(DATA EXTRACT)
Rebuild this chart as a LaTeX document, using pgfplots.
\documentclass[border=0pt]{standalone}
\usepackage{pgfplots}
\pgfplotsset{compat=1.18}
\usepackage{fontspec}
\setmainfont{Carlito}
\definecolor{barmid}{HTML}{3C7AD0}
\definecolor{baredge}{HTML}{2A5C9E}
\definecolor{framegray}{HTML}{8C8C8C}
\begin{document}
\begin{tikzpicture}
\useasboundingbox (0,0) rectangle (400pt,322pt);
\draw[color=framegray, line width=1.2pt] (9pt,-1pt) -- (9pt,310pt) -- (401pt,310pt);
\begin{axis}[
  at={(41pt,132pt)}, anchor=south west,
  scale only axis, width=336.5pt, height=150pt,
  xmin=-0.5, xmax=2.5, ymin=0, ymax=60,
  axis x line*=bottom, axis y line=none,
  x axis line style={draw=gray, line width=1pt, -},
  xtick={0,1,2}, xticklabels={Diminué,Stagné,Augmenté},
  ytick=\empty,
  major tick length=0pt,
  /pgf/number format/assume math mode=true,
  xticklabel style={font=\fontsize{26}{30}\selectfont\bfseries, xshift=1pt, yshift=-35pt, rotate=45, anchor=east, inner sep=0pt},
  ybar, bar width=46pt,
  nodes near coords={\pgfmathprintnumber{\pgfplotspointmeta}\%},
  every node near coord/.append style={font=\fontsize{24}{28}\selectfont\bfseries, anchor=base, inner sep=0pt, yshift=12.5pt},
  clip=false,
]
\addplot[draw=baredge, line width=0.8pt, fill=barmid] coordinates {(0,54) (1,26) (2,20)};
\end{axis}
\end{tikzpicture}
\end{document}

(YOUR OBJECTIVE) Reproduce the listing above word for word.

(EXERCISE ANSWER)
Rebuild this chart as a LaTeX document, using pgfplots.
\documentclass[border=0pt]{standalone}
\usepackage{pgfplots}
\pgfplotsset{compat=1.18}
\usepackage{fontspec}
\setmainfont{Carlito}
\definecolor{barmid}{HTML}{3C7AD0}
\definecolor{baredge}{HTML}{2A5C9E}
\definecolor{framegray}{HTML}{8C8C8C}
\begin{document}
\begin{tikzpicture}
\useasboundingbox (0,0) rectangle (400pt,322pt);
\draw[color=framegray, line width=1.2pt] (9pt,-1pt) -- (9pt,310pt) -- (401pt,310pt);
\begin{axis}[
  at={(41pt,132pt)}, anchor=south west,
  scale only axis, width=336.5pt, height=150pt,
  xmin=-0.5, xmax=2.5, ymin=0, ymax=60,
  axis x line*=bottom, axis y line=none,
  x axis line style={draw=gray, line width=1pt, -},
  xtick={0,1,2}, xticklabels={Diminué,Stagné,Augmenté},
  ytick=\empty,
  major tick length=0pt,
  /pgf/number format/assume math mode=true,
  xticklabel style={font=\fontsize{26}{30}\selectfont\bfseries, xshift=1pt, yshift=-35pt, rotate=45, anchor=east, inner sep=0pt},
  ybar, bar width=46pt,
  nodes near coords={\pgfmathprintnumber{\pgfplotspointmeta}\%},
  every node near coord/.append style={font=\fontsize{24}{28}\selectfont\bfseries, anchor=base, inner sep=0pt, yshift=12.5pt},
  clip=false,
]
\addplot[draw=baredge, line width=0.8pt, fill=barmid] coordinates {(0,54) (1,26) (2,20)};
\end{axis}
\end{tikzpicture}
\end{document}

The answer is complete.